A Recorrente critica o Tribunal a quo por este não ter valorado este facto, provado por documento de fls. 63 a 65, apresentado com a réplica, senão o contrato teria caduco e assim terminaria o presente litígio.
Terá razão a Recorrente?
Está em causa um documento particular, relativamente ao qual importa realçar o seguinte:
1) - Tal documento foi enviado para o endereço do locado e o talão demonstrou que foi recebido;
2) - Conforme o tero de tal documento (fls.64), a Recorrente/Autor veio a declarar que o contrato de arrendamento celebrado com o Recorrido caducaria em 10/10/2015 e pedir que lhe fosse devolvido o locado até essa data.
3) – O que gera os efeitos dos artigos 1013º/1-c), 1014º/2, 1038º e 1039º do CCM.
4) – Pois, tal carta foi manda para o endereço do locado e o talão de fls. demonstra que foi recebido tal carta, logo produzem-se os efeitos do artigo 216º do CCM (declaração que chegou à esfera do destinatário).
5) – Perante este facto e o documento em causa, o Recorrido não chegou a impugná-los.

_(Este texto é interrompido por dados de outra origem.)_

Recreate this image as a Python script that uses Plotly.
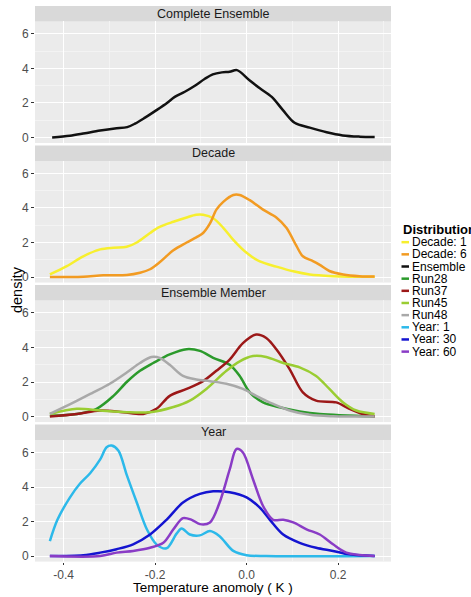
import plotly.graph_objects as go

W, H = 471, 597

# ---------------- data (temperature anomaly K, density) ----------------
ens_x = [-0.425, -0.386, -0.353, -0.320, -0.288, -0.261, -0.244, -0.222, -0.196, -0.174,
         -0.157, -0.135, -0.113, -0.091, -0.074, -0.054, -0.037, -0.021, 0.007, 0.029,
         0.055, 0.079, 0.105, 0.138, 0.175, 0.210, 0.247, 0.280]
ens_y = [0.0, 0.1, 0.25, 0.4, 0.52, 0.6, 0.8, 1.15, 1.6, 2.0,
         2.35, 2.65, 3.0, 3.4, 3.65, 3.77, 3.8, 3.9, 3.3, 2.85,
         2.35, 1.6, 0.85, 0.57, 0.3, 0.12, 0.05, 0.03]

dec1_x = [-0.43, -0.393, -0.357, -0.320, -0.291, -0.262, -0.240, -0.211, -0.190, -0.160,
          -0.131, -0.110, -0.095, -0.073, -0.051, -0.029, 0.000, 0.029, 0.065, 0.102,
          0.138, 0.189, 0.225, 0.280]
dec1_y = [0.15, 0.63, 1.2, 1.6, 1.7, 1.75, 2.0, 2.55, 2.9, 3.2,
          3.45, 3.6, 3.6, 3.4, 2.85, 2.15, 1.4, 0.9, 0.6, 0.33,
          0.15, 0.05, 0.02, 0.01]

dec6_x = [-0.43, -0.357, -0.313, -0.262, -0.233, -0.211, -0.190, -0.160, -0.131, -0.110,
          -0.095, -0.080, -0.066, -0.051, -0.029, -0.015, 0.007, 0.036, 0.065, 0.087,
          0.109, 0.123, 0.145, 0.160, 0.181, 0.211, 0.247, 0.280]
dec6_y = [0.0, 0.02, 0.1, 0.12, 0.25, 0.45, 0.85, 1.55, 2.0, 2.3,
          2.55, 3.1, 3.9, 4.35, 4.75, 4.75, 4.45, 3.9, 3.45, 2.85,
          1.8, 1.2, 0.92, 0.7, 0.35, 0.15, 0.05, 0.03]

run28_x = [-0.43, -0.371, -0.328, -0.291, -0.262, -0.233, -0.204, -0.168, -0.131, -0.102,
           -0.073, -0.037, -0.015, 0.007, 0.036, 0.072, 0.116, 0.160, 0.280]
run28_y = [0.05, 0.15, 0.45, 1.2, 2.0, 2.65, 3.1, 3.6, 3.9, 3.8,
           3.4, 3.0, 2.35, 1.4, 0.82, 0.54, 0.3, 0.15, 0.0]

run37_x = [-0.43, -0.371, -0.320, -0.270, -0.226, -0.197, -0.168, -0.131, -0.095, -0.066,
           -0.037, -0.008, 0.021, 0.043, 0.065, 0.094, 0.123, 0.152, 0.196, 0.225,
           0.254, 0.280]
run37_y = [0.0, 0.15, 0.35, 0.25, 0.15, 0.45, 1.2, 1.6, 2.05, 2.65,
           3.3, 4.25, 4.75, 4.55, 3.9, 2.75, 1.4, 0.92, 0.82, 0.45,
           0.15, 0.0]

run45_x = [-0.43, -0.371, -0.320, -0.262, -0.211, -0.160, -0.124, -0.088, -0.044, -0.015,
           0.014, 0.043, 0.080, 0.116, 0.152, 0.181, 0.211, 0.240, 0.280]
run45_y = [0.15, 0.45, 0.35, 0.25, 0.25, 0.55, 0.92, 1.6, 2.65, 3.2,
           3.5, 3.45, 3.1, 2.85, 2.35, 1.6, 0.82, 0.35, 0.15]

run48_x = [-0.43, -0.379, -0.335, -0.299, -0.262, -0.233, -0.208, -0.190, -0.168, -0.139,
           -0.110, -0.080, -0.044, -0.008, 0.021, 0.058, 0.094, 0.138, 0.189, 0.280]
run48_y = [0.15, 0.8, 1.4, 1.9, 2.55, 3.1, 3.45, 3.4, 3.0, 2.35,
           2.15, 2.05, 1.9, 1.6, 1.2, 0.73, 0.35, 0.1, 0.02, 0.0]

year1_x = [-0.43, -0.4135, -0.386, -0.364, -0.342, -0.320, -0.306, -0.295, -0.280, -0.262,
           -0.240, -0.218, -0.197, -0.175, -0.153, -0.142, -0.124, -0.102, -0.080, -0.059,
           -0.029, 0.000, 0.043, 0.280]
year1_y = [0.87, 2.1, 3.4, 4.2, 4.8, 5.6, 6.3, 6.4, 6.1, 4.7,
           3.1, 1.55, 0.68, 0.45, 1.3, 1.6, 1.25, 1.2, 1.45, 1.15,
           0.3, 0.05, 0.0, 0.0]

year30_x = [-0.43, -0.357, -0.320, -0.284, -0.248, -0.211, -0.175, -0.139, -0.102, -0.073,
            -0.037, 0.000, 0.029, 0.051, 0.080, 0.116, 0.152, 0.189, 0.225, 0.280]
year30_y = [0.0, 0.05, 0.2, 0.4, 0.68, 1.25, 2.1, 3.1, 3.6, 3.75,
            3.7, 3.4, 2.8, 2.1, 1.25, 0.77, 0.48, 0.3, 0.1, 0.0]

year60_x = [-0.43, -0.320, -0.284, -0.248, -0.211, -0.182, -0.160, -0.139, -0.120, -0.102,
            -0.080, -0.059, -0.037, -0.022, -0.008, 0.014, 0.036, 0.058, 0.080, 0.102,
            0.131, 0.160, 0.189, 0.218, 0.280]
year60_y = [0.0, 0.0, 0.2, 0.3, 0.48, 0.77, 1.55, 2.2, 2.1, 1.85,
            1.95, 3.1, 5.0, 6.2, 6.0, 4.45, 2.9, 2.1, 2.1, 1.95,
            1.55, 1.25, 0.68, 0.2, 0.0]

panel_titles = ["Complete Ensemble", "Decade", "Ensemble Member", "Year"]
series_names = ["Decade: 1", "Decade: 6", "Ensemble", "Run28", "Run37", "Run45", "Run48",
                "Year: 1", "Year: 30", "Year: 60"]
series_panels = [1, 1, 0, 2, 2, 2, 2, 3, 3, 3]
series_colors = ["#F7EF2E", "#F29B22", "#111111", "#2B9A2B", "#9C1818", "#9ACD32",
                 "#A9A9A9", "#2CB9EA", "#1414D0", "#8A3CC6"]
series_x = [dec1_x, dec6_x, ens_x, run28_x, run37_x, run45_x, run48_x, year1_x, year30_x, year60_x]
series_y = [dec1_y, dec6_y, ens_y, run28_y, run37_y, run45_y, run48_y, year1_y, year30_y, year60_y]

x_ticks = [-0.4, -0.2, 0.0, 0.2]
x_ticklabels = ["-0.4", "-0.2", "0.0", "0.2"]
y_ticks = [0, 2, 4, 6]

# ---------------- layout geometry ----------------
FONT = "Liberation Sans, Arial, sans-serif"
px_left, px_right = 35, 391
strip_top0, strip_h, panel_h, period = 6.0, 15.5, 122.0, 140.0
xdom = [px_left / W, px_right / W]
XR = [-0.4625, 0.3157]
YR = [-0.32, 6.72]

fig = go.Figure()

layout = dict(
    width=W, height=H, margin=dict(l=0, r=0, t=0, b=0),
    paper_bgcolor="white", plot_bgcolor="#EBEBEB",
    showlegend=False, font=dict(family=FONT, size=12, color="#4D4D4D"),
)
shapes, annots = [], []
for k, title in enumerate(panel_titles):
    st = strip_top0 + period * k
    pt = st + strip_h
    pb = pt + panel_h
    sfx = "" if k == 0 else str(k + 1)
    bottom = k == len(panel_titles) - 1
    layout["xaxis" + sfx] = dict(
        domain=xdom, range=XR, anchor="y" + sfx,
        tickvals=x_ticks, ticktext=x_ticklabels, showticklabels=bottom,
        ticks="outside" if bottom else "", ticklen=2, tickcolor="#333333", tickwidth=1,
        showgrid=True, gridcolor="white", gridwidth=1.1,
        minor=dict(tickvals=[-0.3, -0.1, 0.1, 0.3], showgrid=True, gridcolor="#F3F3F3", gridwidth=0.5),
        zeroline=False, showline=False, tickfont=dict(size=12, color="#4D4D4D"),
        **({} if k == 0 else dict(matches="x")),
    )
    layout["yaxis" + sfx] = dict(
        domain=[1 - pb / H, 1 - pt / H], range=YR, anchor="x" + sfx,
        tickvals=y_ticks, ticks="outside", ticklen=3, tickcolor="#333333", tickwidth=1,
        showgrid=True, gridcolor="white", gridwidth=1.1,
        minor=dict(tickvals=[1, 3, 5], showgrid=True, gridcolor="#F3F3F3", gridwidth=0.5),
        zeroline=False, showline=False, tickfont=dict(size=12, color="#4D4D4D"),
    )
    shapes.append(dict(type="rect", xref="paper", yref="paper",
                       x0=xdom[0], x1=xdom[1], y0=1 - pt / H, y1=1 - st / H,
                       fillcolor="#D9D9D9", line=dict(width=0), layer="below"))
    annots.append(dict(text=title, xref="paper", yref="paper",
                       x=(xdom[0] + xdom[1]) / 2, y=1 - (st + pt) / 2 / H,
                       xanchor="center", yanchor="middle", showarrow=False,
                       font=dict(size=12.5, color="#1A1A1A", family=FONT)))

for name, pnl, xs, ys, col in zip(series_names, series_panels, series_x, series_y, series_colors):
    sfx = "" if pnl == 0 else str(pnl + 1)
    fig.add_trace(go.Scatter(
        x=xs, y=ys, mode="lines", name=name,
        line=dict(color=col, width=2.5, shape="spline", smoothing=0.9),
        xaxis="x" + sfx, yaxis="y" + sfx, hoverinfo="skip",
    ))

# axis titles
annots.append(dict(text="Temperature anomoly ( K )", xref="paper", yref="paper",
                   x=(xdom[0] + xdom[1]) / 2, y=1 - 589 / H, xanchor="center", yanchor="middle",
                   showarrow=False, font=dict(size=13.5, color="black", family=FONT)))
annots.append(dict(text="density", xref="paper", yref="paper", textangle=-90,
                   x=17 / W, y=1 - 291 / H, xanchor="center", yanchor="middle",
                   showarrow=False, font=dict(size=14.5, color="black", family=FONT)))

# manual legend (ggplot style, compact)
leg_x, leg_title_y, leg_y0, leg_dy = 401.5, 230, 243, 12.2
annots.append(dict(text="<b>Distribution</b>", xref="paper", yref="paper",
                   x=(leg_x - 1) / W, y=1 - leg_title_y / H, xanchor="left", yanchor="middle",
                   showarrow=False, font=dict(size=13, color="black", family=FONT)))
for i, (name, col) in enumerate(zip(series_names, series_colors)):
    yy = leg_y0 + leg_dy * i
    shapes.append(dict(type="line", xref="paper", yref="paper",
                       x0=leg_x / W, x1=(leg_x + 7.5) / W, y0=1 - yy / H, y1=1 - yy / H,
                       line=dict(color=col, width=2.5)))
    annots.append(dict(text=name, xref="paper", yref="paper",
                       x=(leg_x + 8) / W, y=1 - yy / H, xanchor="left", yanchor="middle",
                       showarrow=False, font=dict(size=12, color="black", family=FONT)))

layout["shapes"] = shapes
layout["annotations"] = annots
fig.update_layout(**layout)
fig.write_html("out.html")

6) – Pelo que, tal facto dever ser aditado com o seguinte teor:
“A Autora comunicou o Réu, através da carta de 07/07/2015 (fls. 63 a 65, cujo teor se dá por reproduzido aqui para todos os efeitos legais), a vontade de não renovar o contrato de arrendamento, exigindo que o Réu lhe devolvesse o locado até 11/10/2015, para evitar indemnizações adicionais a suportar.”

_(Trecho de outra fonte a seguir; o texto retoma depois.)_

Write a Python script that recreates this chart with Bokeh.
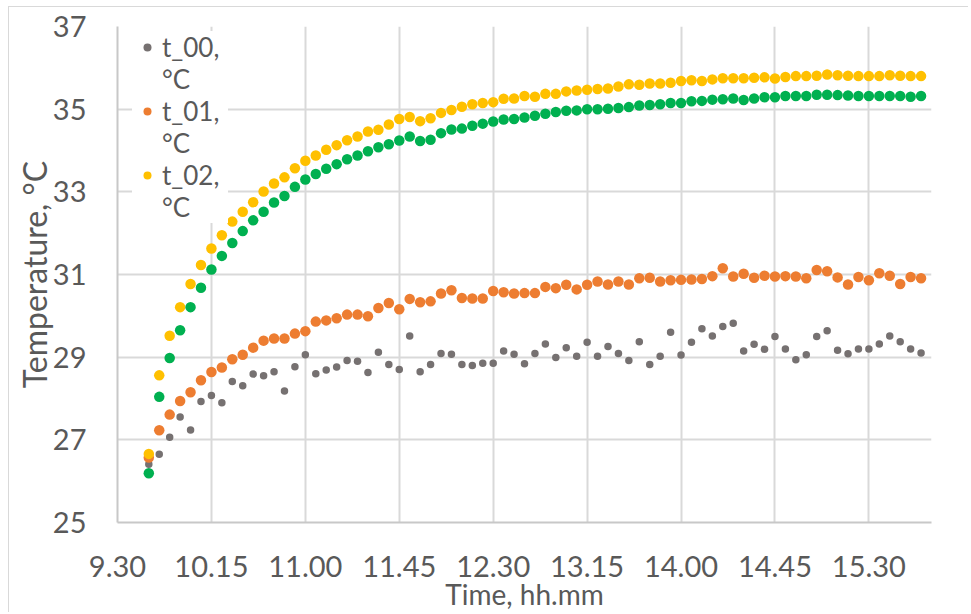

7) – Ora, como a Autora veio impugnar a matéria de facto, e o artigo 629º (Modificabilidade da decisão de facto) do CPC permite o Tribunal ad quem alterar a matéria de facto, pois ele manda:
1. A decisão do tribunal de primeira instância sobre a matéria de facto pode ser alterada pelo Tribunal de Segunda Instância:
a) Se do processo constarem todos os elementos de prova que serviram de base à decisão sobre os pontos da matéria de facto em causa ou se, tendo ocorrido gravação dos depoimentos prestados, tiver sido impugnada, nos termos do artigo 599.º, a decisão com base neles proferida;
b) Se os elementos fornecidos pelo processo impuserem decisão diversa, insusceptível de ser destruída por quaisquer outras provas;
c) Se o recorrente apresentar documento novo superveniente e que, por si só, seja suficiente para destruir a prova em que a decisão assentou.
2. No caso a que se refere a segunda parte da alínea a) do número anterior, o Tribunal de Segunda Instância reaprecia as provas em que assentou a parte impugnada da decisão, tendo em atenção o conteúdo das alegações de recorrente e recorrido, sem prejuízo de oficiosamente atender a quaisquer outros elementos probatórios que tenham servido de fundamento à decisão de facto impugnada.
3. (…)
Nestes temos, e como o facto a aditar deve ser comprovado por documento e por aceitação, neste caso, e, este já se encontra junto aos autos, então o facto em causa será tido como ASSENTE nos termos acima formulados.
8) Pelo que, é de julgar procedente o recurso nesta parte apresentado pela Recorrente/Autora.
*
Prosseguindo, passemos a ver as outras questões suscitadas.
Como o objecto deste recurso tem por objecto a sentença do Tribunal de primeira instância, importa ver o que este decidiu. Este afirmou:

A, do sexo feminino, viúva, maior, com meio de contacto em Macau na XXX
Vem instaurar acção especial de despejo contra,
B, do sexo masculino, maior, residente na Taipa, na XXX.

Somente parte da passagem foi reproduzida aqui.